As we wander a densely thicketed path, sheltered from the sun by rows of bamboo with trunks as stout as baseball
bats, one thought recurs: St. Lucia smells. It reeks, actually, like a carton of rotten eggs. This isn't exactly
unexpected, though, considering that our destination today is, well, a noxious pit. We cross a footbridge spanning a
small stream and make our way up a hill until we reach a point directly overlooking a virtual moonscape. Qualibou,
billed as the "world's only drive-in volcano," is an awesome sight. Steam rises from craters; pools of black liquid
like vats of squid ink roil. Once, you could walk across the caldera, but not any longer. About 20 years ago, we're
told, a guide decided to demonstrate the integrity of the ground by jumping up and down on it. He fell through a
hole of his own making, and when he was pulled out—alive, amazingly—he was horribly burned. "Some people," says our
guide, gesturing at the hissing earth, "believe there is a god sleeping in there." Presumably, one who doesn't
suffer fools.
Minutes after we leave the volcano, the sulfurous stench is gone, the craters replaced by views of the iconic Gros
and Petit Piton mountains, two almost perfectly triangular peaks that evoke the South Pacific. St. Lucia is
seriously gorgeous, full of waterfalls and tropical rain forests, a place where birds-of-paradise seem to range
freely. Of course, it possesses the standard Caribbean inventory: sand, sun, and, due to its popularity among
honeymooners, probably more French manicures per square mile than anywhere east of Vegas. It also has some of the
most winding roads you'll ever encounter. As my taxi careens from switchback to switchback, I silently recite the
mantra of the whiny child: Are we there yet?
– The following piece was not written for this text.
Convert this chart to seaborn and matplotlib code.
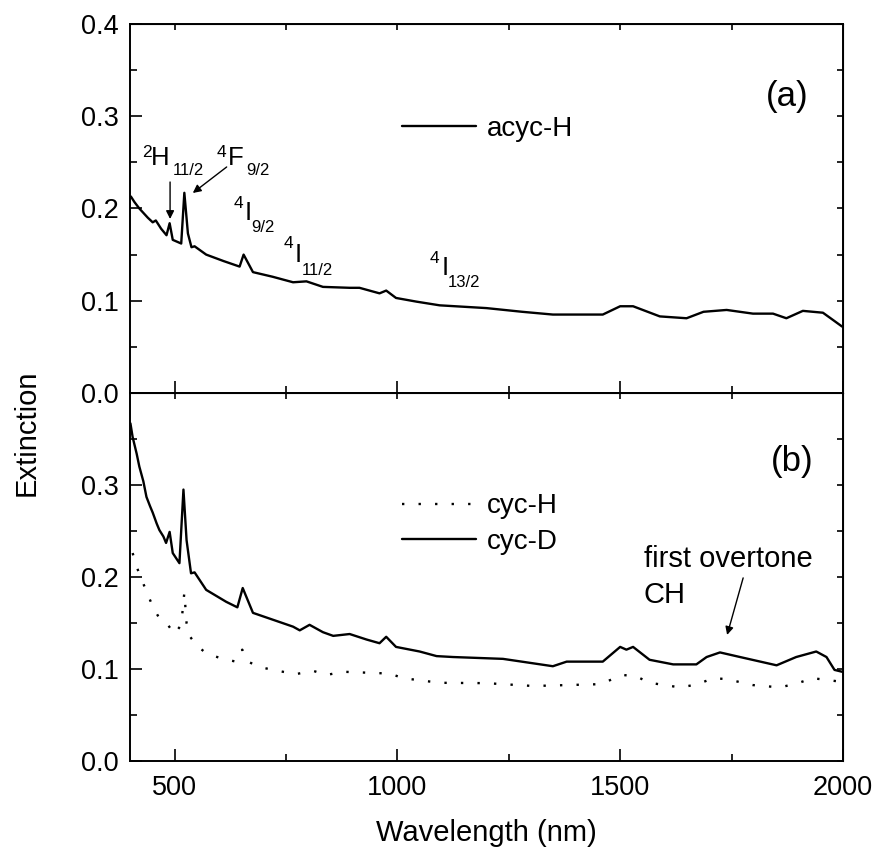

At this stage in the island's development, that question, figuratively speaking, is on a lot of lips. One of the
Lesser Antilles' Windward Islands, St. Lucia is closer to South America than to more easily accessible destinations
like the Bahamas and the Riviera Maya. Until the early 1990's, banana production was the island's leading industry,
but with the phasing out of preferential EU trade agreements looming, the banana trade is in a death spiral. Partly
in response, the St. Lucian government has stepped in to accelerate tourism projects by offering a range of
incentives, including waiving taxes on imported materials used in new hotel construction and giving a rental income
"tax holiday" to buy-to-rent investors. The strategy is working—by the end of 2007, St. Lucia will have gained more
than 1,500 hotel rooms, most of which will cater to the money-is-no-object traveler. (In part because construction
and operating costs are higher here than in many middle-market destinations, almost all new hotels are chasing the
lucrative higher end.) Not coincidentally, many of those rooms will be ready by March, when St. Lucia will be the
home base for the English team in the Cricket World Cup. This event may not stir the hearts of Americans, but for
the 12,000 to 15,000 British holidaymakers who will descend on St. Lucia, and for television viewers worldwide—an
estimated 1.2 billion for the semifinals alone—it's a very big deal indeed.
The boom is resonating across the entire island, from the $165 million Landings resort in the north to the embryonic
Ritz-Carlton (opening 2009) in the south. On the northwest coast, the new five-star Discovery at Marigot Bay aims to
reinvent a once popular but now faded yachting hangout, while the Jade Mountain addition to the Anse Chastanet
Resort—a longtime fixture on practically every Best of the Caribbean list—kicks the luxury bar up at least a notch.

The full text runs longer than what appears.